Once upon a time social workers Chris Miller and his wife Sze Liu Lai lived in a tiny flat in East London with their two children Alexion and Tayszea. As the youngsters grew up their parents wanted a bigger home.
But with little earning power they were obliged to switch from terra firma to the cheaper acres which H2O can sometimes offer. They bought an 86ft Thames lighter, spent £80,000 using reclaimed materials turning her into a remarkable-looking houseboat, with plenty of environmentally correct features, such as a composting toilet, recycled water system, and a wood burning stove to cook on and provide hot water and heating.
They even constructed a striking-looking tower to provide a place to mount a wind generator.

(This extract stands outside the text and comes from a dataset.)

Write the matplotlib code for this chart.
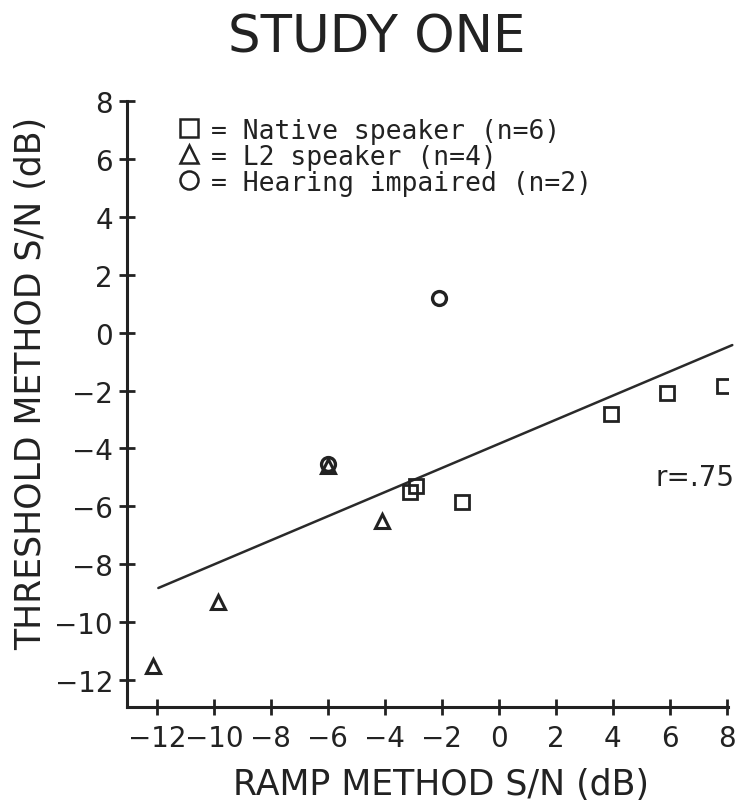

This plucky couple’s attempt at a brave new world appears to have collapsed once they tried to moor the home on the banks of Kent’s River Medway. The eco-barge, as the TV programme Grand Designs – which featured the build – dubbed her, now lies abandoned a mile off the Essex coast, on an isolated mooring. It is believed that unenlightened council red-tape saw the luckless couple chased from pillar to post.
Local government officers lie awake at night worrying about the potential avoidance of council tax such floating no-fixed-abodes present.
For my money such projects should be allowed to flourish. Houseboat communities,more often than not, add to society’s self-reliance, wellbeing, and character.